- [Work instructions]: Return, exactly as written, the lines from the one containing "Recreate this image" through the one containing "import pandas as pd", with both ends included.
## BEGIN Data excerpts
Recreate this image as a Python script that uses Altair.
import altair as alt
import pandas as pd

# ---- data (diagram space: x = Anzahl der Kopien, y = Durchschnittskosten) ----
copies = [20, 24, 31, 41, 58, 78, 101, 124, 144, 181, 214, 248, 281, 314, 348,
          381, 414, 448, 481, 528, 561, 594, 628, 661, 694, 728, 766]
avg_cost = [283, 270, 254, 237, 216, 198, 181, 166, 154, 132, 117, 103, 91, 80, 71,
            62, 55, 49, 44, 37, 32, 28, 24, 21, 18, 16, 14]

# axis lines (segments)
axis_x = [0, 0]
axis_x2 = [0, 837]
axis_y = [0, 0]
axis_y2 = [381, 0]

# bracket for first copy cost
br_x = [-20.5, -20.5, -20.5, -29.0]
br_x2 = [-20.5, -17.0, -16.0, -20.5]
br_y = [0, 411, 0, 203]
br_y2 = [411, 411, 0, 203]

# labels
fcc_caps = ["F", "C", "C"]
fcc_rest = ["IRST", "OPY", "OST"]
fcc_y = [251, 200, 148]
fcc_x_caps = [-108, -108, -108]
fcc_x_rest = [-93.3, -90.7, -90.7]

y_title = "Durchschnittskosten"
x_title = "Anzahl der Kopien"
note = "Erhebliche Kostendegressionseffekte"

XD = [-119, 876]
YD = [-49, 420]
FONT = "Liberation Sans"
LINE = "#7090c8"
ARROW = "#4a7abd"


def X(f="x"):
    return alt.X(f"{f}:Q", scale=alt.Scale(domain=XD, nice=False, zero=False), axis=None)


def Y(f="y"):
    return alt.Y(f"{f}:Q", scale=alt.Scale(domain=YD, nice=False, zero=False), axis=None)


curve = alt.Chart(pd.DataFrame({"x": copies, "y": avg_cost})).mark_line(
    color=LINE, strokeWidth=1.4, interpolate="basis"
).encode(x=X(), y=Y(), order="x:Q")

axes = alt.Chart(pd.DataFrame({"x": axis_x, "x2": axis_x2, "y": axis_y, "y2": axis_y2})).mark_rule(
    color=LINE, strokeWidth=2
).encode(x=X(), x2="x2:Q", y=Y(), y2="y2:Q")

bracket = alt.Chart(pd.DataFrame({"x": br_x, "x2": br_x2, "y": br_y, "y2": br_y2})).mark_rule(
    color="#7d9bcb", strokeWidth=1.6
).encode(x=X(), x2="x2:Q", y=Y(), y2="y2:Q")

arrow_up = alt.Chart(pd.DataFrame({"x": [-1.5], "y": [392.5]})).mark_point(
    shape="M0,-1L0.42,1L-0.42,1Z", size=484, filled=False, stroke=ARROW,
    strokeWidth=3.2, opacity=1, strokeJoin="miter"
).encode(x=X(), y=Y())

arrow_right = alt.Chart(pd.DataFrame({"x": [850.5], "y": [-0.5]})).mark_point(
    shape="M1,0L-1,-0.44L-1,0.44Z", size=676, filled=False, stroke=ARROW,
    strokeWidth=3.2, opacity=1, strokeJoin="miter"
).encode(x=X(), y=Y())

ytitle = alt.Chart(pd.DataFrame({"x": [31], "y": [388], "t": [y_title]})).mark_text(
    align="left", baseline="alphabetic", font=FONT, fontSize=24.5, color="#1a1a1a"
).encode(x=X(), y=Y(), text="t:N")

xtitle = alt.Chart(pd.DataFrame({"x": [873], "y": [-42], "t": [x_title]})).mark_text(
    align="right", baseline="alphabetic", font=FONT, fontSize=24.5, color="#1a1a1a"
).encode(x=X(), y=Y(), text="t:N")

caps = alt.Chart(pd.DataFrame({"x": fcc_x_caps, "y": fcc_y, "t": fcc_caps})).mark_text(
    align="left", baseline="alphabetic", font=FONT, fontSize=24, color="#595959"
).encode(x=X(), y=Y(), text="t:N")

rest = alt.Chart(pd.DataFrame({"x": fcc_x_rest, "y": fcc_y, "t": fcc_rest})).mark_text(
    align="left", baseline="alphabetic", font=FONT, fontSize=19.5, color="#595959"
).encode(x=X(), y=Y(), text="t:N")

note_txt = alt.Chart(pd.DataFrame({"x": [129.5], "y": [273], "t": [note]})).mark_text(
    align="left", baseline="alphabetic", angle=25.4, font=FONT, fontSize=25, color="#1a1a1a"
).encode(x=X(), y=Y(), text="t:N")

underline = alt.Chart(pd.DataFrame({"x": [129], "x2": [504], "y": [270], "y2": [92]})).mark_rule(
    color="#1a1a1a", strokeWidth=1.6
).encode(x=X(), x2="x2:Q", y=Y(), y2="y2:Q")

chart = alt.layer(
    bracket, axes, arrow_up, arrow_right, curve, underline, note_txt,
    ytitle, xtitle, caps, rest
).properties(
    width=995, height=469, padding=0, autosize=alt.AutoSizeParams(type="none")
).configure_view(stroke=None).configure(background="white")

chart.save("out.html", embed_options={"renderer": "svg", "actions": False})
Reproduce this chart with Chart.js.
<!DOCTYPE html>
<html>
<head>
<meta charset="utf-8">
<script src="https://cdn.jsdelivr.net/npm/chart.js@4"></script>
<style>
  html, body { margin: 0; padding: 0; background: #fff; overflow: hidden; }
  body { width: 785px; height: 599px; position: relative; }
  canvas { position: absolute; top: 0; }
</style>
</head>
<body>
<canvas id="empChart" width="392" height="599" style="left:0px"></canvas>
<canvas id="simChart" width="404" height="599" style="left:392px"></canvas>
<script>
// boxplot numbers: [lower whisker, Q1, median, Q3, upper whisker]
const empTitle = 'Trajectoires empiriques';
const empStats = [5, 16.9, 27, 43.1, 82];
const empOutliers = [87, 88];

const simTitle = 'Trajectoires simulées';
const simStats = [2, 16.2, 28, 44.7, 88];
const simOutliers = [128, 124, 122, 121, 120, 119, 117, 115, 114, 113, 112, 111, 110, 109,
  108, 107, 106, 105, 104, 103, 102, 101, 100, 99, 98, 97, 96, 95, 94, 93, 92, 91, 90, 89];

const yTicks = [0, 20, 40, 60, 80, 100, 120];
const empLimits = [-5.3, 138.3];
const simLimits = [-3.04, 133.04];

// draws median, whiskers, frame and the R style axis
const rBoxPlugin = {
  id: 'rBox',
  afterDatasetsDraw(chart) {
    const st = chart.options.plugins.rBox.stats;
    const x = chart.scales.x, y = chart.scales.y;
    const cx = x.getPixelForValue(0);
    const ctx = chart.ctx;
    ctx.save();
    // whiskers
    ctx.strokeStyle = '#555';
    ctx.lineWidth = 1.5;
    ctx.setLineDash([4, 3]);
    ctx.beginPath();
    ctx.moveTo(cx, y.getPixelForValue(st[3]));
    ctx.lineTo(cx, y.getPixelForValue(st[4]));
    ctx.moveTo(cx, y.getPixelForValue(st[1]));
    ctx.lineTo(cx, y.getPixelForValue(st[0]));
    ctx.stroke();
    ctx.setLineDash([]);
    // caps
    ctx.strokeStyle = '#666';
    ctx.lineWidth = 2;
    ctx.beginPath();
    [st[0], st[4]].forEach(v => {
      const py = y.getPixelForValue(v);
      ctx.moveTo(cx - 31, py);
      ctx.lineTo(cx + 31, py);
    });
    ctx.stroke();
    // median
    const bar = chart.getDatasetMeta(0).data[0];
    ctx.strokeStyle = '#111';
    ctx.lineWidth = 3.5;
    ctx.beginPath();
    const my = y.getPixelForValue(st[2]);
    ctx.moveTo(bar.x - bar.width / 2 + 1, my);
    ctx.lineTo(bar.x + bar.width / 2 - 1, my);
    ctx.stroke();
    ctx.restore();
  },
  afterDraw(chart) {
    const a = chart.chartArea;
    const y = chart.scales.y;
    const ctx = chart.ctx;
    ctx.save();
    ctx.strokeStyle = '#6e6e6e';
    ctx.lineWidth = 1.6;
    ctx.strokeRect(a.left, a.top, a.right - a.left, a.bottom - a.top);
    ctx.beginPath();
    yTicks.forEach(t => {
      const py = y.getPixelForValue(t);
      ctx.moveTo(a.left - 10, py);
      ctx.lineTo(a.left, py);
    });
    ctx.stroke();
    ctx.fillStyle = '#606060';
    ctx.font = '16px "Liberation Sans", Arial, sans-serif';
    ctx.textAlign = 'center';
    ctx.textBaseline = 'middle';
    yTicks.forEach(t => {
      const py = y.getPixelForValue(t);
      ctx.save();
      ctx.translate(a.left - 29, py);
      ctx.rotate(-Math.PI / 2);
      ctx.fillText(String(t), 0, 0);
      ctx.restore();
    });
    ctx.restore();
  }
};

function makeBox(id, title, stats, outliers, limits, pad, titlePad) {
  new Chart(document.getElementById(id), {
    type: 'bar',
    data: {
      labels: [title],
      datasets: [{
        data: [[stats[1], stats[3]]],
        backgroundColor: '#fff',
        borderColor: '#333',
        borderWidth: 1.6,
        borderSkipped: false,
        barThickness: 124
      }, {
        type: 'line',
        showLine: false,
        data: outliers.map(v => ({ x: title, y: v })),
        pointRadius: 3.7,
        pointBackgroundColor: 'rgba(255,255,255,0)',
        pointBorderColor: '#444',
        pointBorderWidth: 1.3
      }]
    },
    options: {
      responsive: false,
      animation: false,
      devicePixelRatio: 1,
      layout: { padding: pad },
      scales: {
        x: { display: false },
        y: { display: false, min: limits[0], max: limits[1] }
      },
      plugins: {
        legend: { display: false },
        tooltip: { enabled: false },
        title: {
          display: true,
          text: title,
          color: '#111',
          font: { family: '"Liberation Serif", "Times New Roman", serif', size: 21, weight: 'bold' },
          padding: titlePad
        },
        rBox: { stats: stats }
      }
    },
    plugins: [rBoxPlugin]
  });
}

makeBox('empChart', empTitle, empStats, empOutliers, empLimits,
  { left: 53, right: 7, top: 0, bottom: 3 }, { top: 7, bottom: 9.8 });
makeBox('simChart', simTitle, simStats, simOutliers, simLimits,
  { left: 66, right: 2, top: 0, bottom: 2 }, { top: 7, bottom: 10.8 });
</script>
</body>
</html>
## END Data excerpts
## BEGIN Data excerpts
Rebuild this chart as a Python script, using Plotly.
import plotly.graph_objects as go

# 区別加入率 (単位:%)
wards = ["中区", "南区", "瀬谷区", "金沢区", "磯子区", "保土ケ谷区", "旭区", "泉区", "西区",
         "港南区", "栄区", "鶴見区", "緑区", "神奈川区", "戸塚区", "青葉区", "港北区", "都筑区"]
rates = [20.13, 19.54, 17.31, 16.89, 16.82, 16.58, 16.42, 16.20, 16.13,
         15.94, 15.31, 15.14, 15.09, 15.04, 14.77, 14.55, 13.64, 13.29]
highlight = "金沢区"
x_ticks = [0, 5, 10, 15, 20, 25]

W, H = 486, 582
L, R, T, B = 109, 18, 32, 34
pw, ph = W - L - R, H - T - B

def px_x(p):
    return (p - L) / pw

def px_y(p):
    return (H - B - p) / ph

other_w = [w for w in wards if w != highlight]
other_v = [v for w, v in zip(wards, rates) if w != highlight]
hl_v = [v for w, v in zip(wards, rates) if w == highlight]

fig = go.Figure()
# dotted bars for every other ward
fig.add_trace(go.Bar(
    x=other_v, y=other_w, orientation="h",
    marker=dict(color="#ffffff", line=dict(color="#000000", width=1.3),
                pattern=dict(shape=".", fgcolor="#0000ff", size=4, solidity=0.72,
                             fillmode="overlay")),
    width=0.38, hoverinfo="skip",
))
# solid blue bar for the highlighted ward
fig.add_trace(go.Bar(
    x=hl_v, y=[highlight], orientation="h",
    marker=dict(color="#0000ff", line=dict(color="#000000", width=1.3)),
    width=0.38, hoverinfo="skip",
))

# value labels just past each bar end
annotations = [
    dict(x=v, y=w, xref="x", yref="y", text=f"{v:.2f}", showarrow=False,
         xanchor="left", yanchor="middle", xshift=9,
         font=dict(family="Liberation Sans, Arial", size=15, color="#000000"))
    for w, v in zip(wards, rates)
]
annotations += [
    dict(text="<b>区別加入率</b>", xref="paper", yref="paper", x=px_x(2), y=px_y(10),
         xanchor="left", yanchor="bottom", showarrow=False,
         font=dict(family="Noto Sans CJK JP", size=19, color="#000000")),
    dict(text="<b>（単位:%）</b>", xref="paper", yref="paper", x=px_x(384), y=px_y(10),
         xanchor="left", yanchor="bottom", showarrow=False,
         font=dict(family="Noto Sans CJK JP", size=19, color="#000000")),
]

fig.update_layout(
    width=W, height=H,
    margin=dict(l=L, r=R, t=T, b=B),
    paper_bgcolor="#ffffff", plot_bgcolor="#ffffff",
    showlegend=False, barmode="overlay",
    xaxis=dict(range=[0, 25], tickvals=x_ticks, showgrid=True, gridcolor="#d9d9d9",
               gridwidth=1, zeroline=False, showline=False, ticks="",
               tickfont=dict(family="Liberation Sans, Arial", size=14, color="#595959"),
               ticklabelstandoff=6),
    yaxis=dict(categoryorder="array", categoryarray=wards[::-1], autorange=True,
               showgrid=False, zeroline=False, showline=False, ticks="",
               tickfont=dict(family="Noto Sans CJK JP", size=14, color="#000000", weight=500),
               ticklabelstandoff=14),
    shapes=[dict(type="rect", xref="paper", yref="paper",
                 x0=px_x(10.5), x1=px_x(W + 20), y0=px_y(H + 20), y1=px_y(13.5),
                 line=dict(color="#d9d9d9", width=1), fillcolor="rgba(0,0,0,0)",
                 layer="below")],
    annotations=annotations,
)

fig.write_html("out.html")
## END Data excerpts
- [Finished exercise]:
Recreate this image as a Python script that uses Altair.
import altair as alt
import pandas as pd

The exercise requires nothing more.